Con María, al menos, hemos de reconocer la posibilidad de que
Dios lleve razón. Como ella debemos abrir un hueco en nuestro corazón
para que Dios quepa en él. Sólo así el milagro será posible, Dios seguirá
encarnándose en nosotros; los creyentes seguiremos dando a luz a Dios
en la historia; ésta quedará redimida del pecado y de la muerte y el
Espíritu Santo seguirá guiando la humanidad hasta la culminación de
una creación todavía con demasiados “Adanes” y “Evas”, y muy
deficitaria de personas como María.
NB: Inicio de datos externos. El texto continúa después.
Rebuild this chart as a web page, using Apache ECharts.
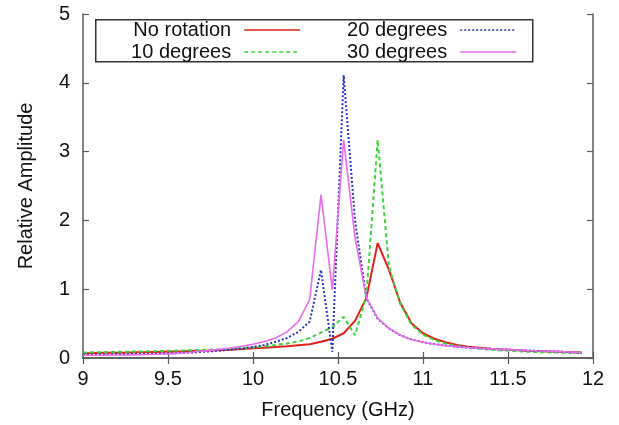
<!DOCTYPE html>
<html>
<head>
<meta charset="utf-8">
<script src="https://cdn.jsdelivr.net/npm/echarts@6/dist/echarts.min.js"></script>
<style>html,body{margin:0;padding:0;background:#fff}#c{width:619px;height:425px}</style>
</head>
<body>
<div id="c"></div>
<script>
const freq = [9, 9.0667, 9.1333, 9.2, 9.2667, 9.3333, 9.4, 9.4667, 9.5333, 9.6, 9.6667, 9.7333, 9.8, 9.8667, 9.9333,
  10, 10.0667, 10.1333, 10.2, 10.2667, 10.3333, 10.4, 10.4667, 10.5333, 10.6, 10.6667, 10.7333, 10.8, 10.8667, 10.9333,
  11, 11.0667, 11.1333, 11.2, 11.2667, 11.3333, 11.4, 11.4667, 11.5333, 11.6, 11.6667, 11.7333, 11.8, 11.8667, 11.9333];
const noRotation = [0.07, 0.072, 0.075, 0.078, 0.08, 0.083, 0.086, 0.09, 0.094, 0.098, 0.103, 0.108, 0.114, 0.121, 0.13,
  0.14, 0.15, 0.16, 0.17, 0.185, 0.2, 0.235, 0.28, 0.36, 0.54, 0.87, 1.67, 1.28, 0.8, 0.5,
  0.36, 0.28, 0.23, 0.19, 0.165, 0.15, 0.135, 0.125, 0.115, 0.107, 0.1, 0.095, 0.09, 0.085, 0.08];
const deg10 = [0.08, 0.083, 0.086, 0.089, 0.092, 0.095, 0.098, 0.102, 0.106, 0.11, 0.115, 0.12, 0.127, 0.135, 0.145,
  0.155, 0.17, 0.19, 0.21, 0.24, 0.29, 0.37, 0.45, 0.6, 0.33, 0.9, 3.17, 1.33, 0.78, 0.48,
  0.34, 0.26, 0.21, 0.175, 0.15, 0.135, 0.12, 0.11, 0.1, 0.093, 0.087, 0.082, 0.078, 0.075, 0.072];
const deg20 = [0.05, 0.051, 0.052, 0.054, 0.056, 0.058, 0.061, 0.065, 0.07, 0.076, 0.084, 0.094, 0.106, 0.12, 0.137,
  0.16, 0.19, 0.235, 0.29, 0.38, 0.53, 1.28, 0.09, 4.11, 2.0, 0.87, 0.57, 0.43, 0.33, 0.27,
  0.23, 0.2, 0.18, 0.165, 0.152, 0.142, 0.133, 0.125, 0.118, 0.111, 0.105, 0.1, 0.092, 0.085, 0.078];
const deg30 = [0.04, 0.041, 0.042, 0.044, 0.046, 0.049, 0.053, 0.058, 0.064, 0.072, 0.092, 0.107, 0.125, 0.145, 0.17,
  0.2, 0.24, 0.29, 0.38, 0.53, 0.85, 2.37, 0.99, 3.17, 1.75, 0.88, 0.58, 0.43, 0.33, 0.27,
  0.23, 0.2, 0.18, 0.165, 0.152, 0.142, 0.133, 0.125, 0.118, 0.111, 0.105, 0.1, 0.093, 0.087, 0.08];
const seriesNames = ['No rotation', '10 degrees', '20 degrees', '30 degrees'];
const xTitle = 'Frequency (GHz)';
const yTitle = 'Relative Amplitude';

const FONT = '"Liberation Sans", Arial, Helvetica, sans-serif';
const frame = '#5a5a5a';
function pairs(ys) { return freq.map((x, i) => [x, ys[i]]); }

const chart = echarts.init(document.getElementById('c'), null, {renderer: 'canvas'});
const axisCommon = {
  axisLine: {show: true, lineStyle: {color: frame, width: 1.5}},
  axisTick: {show: true, inside: true, length: 6, lineStyle: {color: frame, width: 1.2}},
  splitLine: {show: false}
};
const legendCommon = {
  orient: 'vertical', align: 'right', top: 19, padding: 0, itemGap: 0,
  itemWidth: 56, itemHeight: 14, z: 5,
  itemStyle: {opacity: 0, borderWidth: 0},
  lineStyle: {width: 1.6},
  textStyle: {fontFamily: FONT, fontSize: 20, color: '#111', lineHeight: 22, padding: [0, 8, 0, 0]}
};
chart.setOption({
  animation: false,
  backgroundColor: '#fff',
  grid: {left: 83, right: 26, top: 14, bottom: 67, containLabel: false},
  graphic: [{
    type: 'rect', z: 3, left: 95, top: 19,
    shape: {width: 437, height: 42},
    style: {fill: '#fff', stroke: '#333', lineWidth: 1.5}
  }],
  legend: [Object.assign({data: [seriesNames[0], seriesNames[1]], right: 318}, legendCommon),
           Object.assign({data: [seriesNames[2], seriesNames[3]], right: 102}, legendCommon)],
  xAxis: [Object.assign({
    type: 'value', min: 9, max: 12, interval: 0.5, position: 'bottom',
    name: xTitle, nameLocation: 'middle', nameGap: 42,
    nameTextStyle: {fontFamily: FONT, fontSize: 20, color: '#111'},
    axisLabel: {fontFamily: FONT, fontSize: 20, color: '#111', margin: 11}
  }, axisCommon), Object.assign({
    type: 'value', min: 9, max: 12, interval: 0.5, position: 'top',
    axisLabel: {show: false}
  }, axisCommon)],
  yAxis: [Object.assign({
    type: 'value', min: 0, max: 5, interval: 1, position: 'left',
    name: yTitle, nameLocation: 'middle', nameGap: 47,
    nameTextStyle: {fontFamily: FONT, fontSize: 20, color: '#111'},
    axisLabel: {fontFamily: FONT, fontSize: 20, color: '#111', margin: 13}
  }, axisCommon), Object.assign({
    type: 'value', min: 0, max: 5, interval: 1, position: 'right',
    axisLabel: {show: false}
  }, axisCommon)],
  series: [{
    name: seriesNames[0], type: 'line', data: pairs(noRotation), symbol: 'none', showSymbol: false,
    color: '#e0201b', lineStyle: {color: '#e0201b', width: 2}
  }, {
    name: seriesNames[1], type: 'line', data: pairs(deg10), symbol: 'none', showSymbol: false,
    color: '#3ad43a', lineStyle: {color: '#3ad43a', width: 2, type: [4, 3]}
  }, {
    name: seriesNames[2], type: 'line', data: pairs(deg20), symbol: 'none', showSymbol: false,
    color: '#2a35c0', lineStyle: {color: '#2a35c0', width: 2, type: [2, 2]}
  }, {
    name: seriesNames[3], type: 'line', data: pairs(deg30), symbol: 'none', showSymbol: false,
    color: '#ec6aec', lineStyle: {color: '#ec6aec', width: 1.6}
  }]
});
</script>
</body>
</html>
Que ella, que es la nueva Eva,
limpia y pura de toda mancha, siga intercediendo por nosotros.
Acción de gracias
No en la luz que deslumbra
sino en las sagradas sombras,
en los discretos rincones
donde se forjan, en silencio,
los más nobles sueños,
las verdades más liberadoras.
Allí, una Mujer aguarda.
No se esconde, simplemente mira,
contempla con sagrado asombro
y abre con delicada finura
su corazón de porcelana y oro.
A ella debemos la nobleza de lo que somos,
la alegría de llamarnos humanos
sin tener que desviar la mirada,
bajar los brazos cansados de la lucha
o rendirnos ante el enemigo.
Ella vence en las derrotas de este mundo
cuando la llamamos “Madre”.
Acude presurosa para limpiar con su pureza
la oscura mancha de la inocencia perdida,
devolviéndonos el fuego de la alegría
que hace reverdecer nuestra esperanza.